Built in 1922, the Old Gym was designed by William Hays. According to the Carey & Co. report, the original building consisted of a two-story central gymnasium with a two-story classroom section on the east and a swimming pool on the west connected by a low one-story portion.  

Two units were added in 1929, one on the south identical with the original and one on the north, designed by architect Walter H. Ratcliff, Jr. The building’s appearance changed when it underwent seismic reconstruction in 1936. 

“It has good bones,” Berkeley resident Janice Thomas told the commissioners. “It needs to be revitalized and cleaned up.” 

“Although it meets the criteria for landmarking, it didn’t provide good space,” school district spokesperson Mark Coplan said at the meeting. “It was poorly planned and there was no way of getting disabled athletes up to the gyms on the second floor.” 

Commissioner Fran Packard said that landmarking the structure would “compound the complexity” of the school district’s South of Bancroft plan. 

“It just doesn’t serve the overall purpose of Berkeley High,” she said. 

“Public interest has nothing to do with landmarking,” said landmarks commissioner Carrie Olsen. “We are here to say whether it is historic or not. I think it’s worth preserving. It’s a stupid thing to demolish a building, I have said it before and I’ll say it again. In 1960, they wanted to tear down Jefferson Elementary School. The school district has a policy of deferred maintenance: let’s make it so ugly that we have to tear it down. I know the school district is not bound by landmarking but it is the right thing to do at the right time.” 

“It’s not about nostalgia,” said commissioner Steven Winkel. “It’s not about landmarking it because the warm water pool exists there. It’s because it meets the criteria. The information that was in the EIR says that the building is a historic resource. The external building has some damage done to it, but it has some cultural significance as well.” 

The Warm Water Pool Task Force is currently working with the city to identify alternate locations for the pool.
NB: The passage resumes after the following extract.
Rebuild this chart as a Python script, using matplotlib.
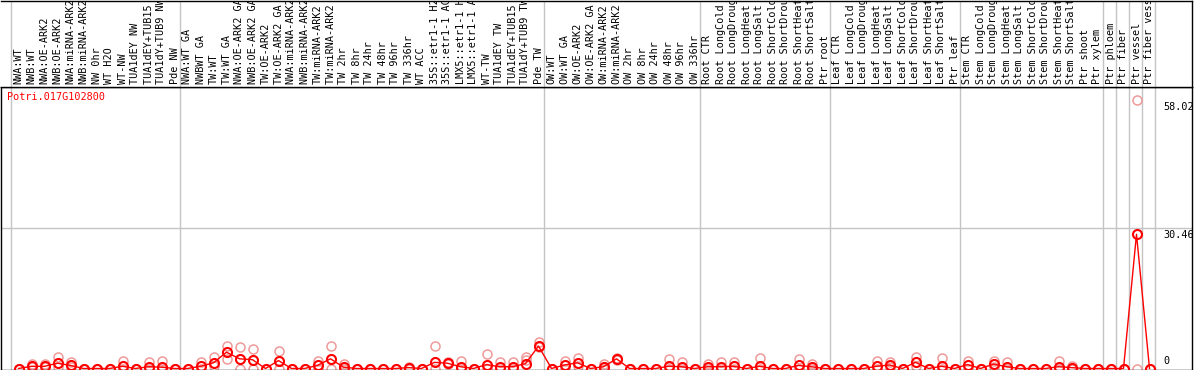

A proposed design will be presented at the disability commission meeting at the North Berkeley Senior Center Wednesday. 


1505 Shattuck Ave. 

The LPC approved a use permit and an application to demolish a one-story commercial building and build a new 4,820-square-foot, two-story, mixed-use building in the historic Squires Block in North Berkeley. 

A few area residents had said that 1505 Shattuck Ave. was a historic structure which shouldn’t be demolished, while its owner Allen Connolly had cited a former landmarks commission decision to refute its right to protection. 

Other buildings at the site include a single-story commercial building at 2106-08 Vine St., a two-story commercial building at 2100 Vine St. (Earthly Goods) and a single-story storage building, which would be demolished as part of the project. 

The landmarks commission cited its own decision Thursday to approve the demolition application. The commission designated all of the Squires Block as a city structure of merit in March 2004, while indicating in particular that the buildings at 2100 and 2106-08 Vine St. were of historic interest, but not the one at 1505 Shattuck Ave. 

“When we landmarked the Squires Block, we were clear to say that 1505 Shattuck could come down,” said Olsen. “I am very happy with what I see. However, I would challenge you to come up with something interesting for the gate as we are tired of seeing that awful jingling gate there for so long.”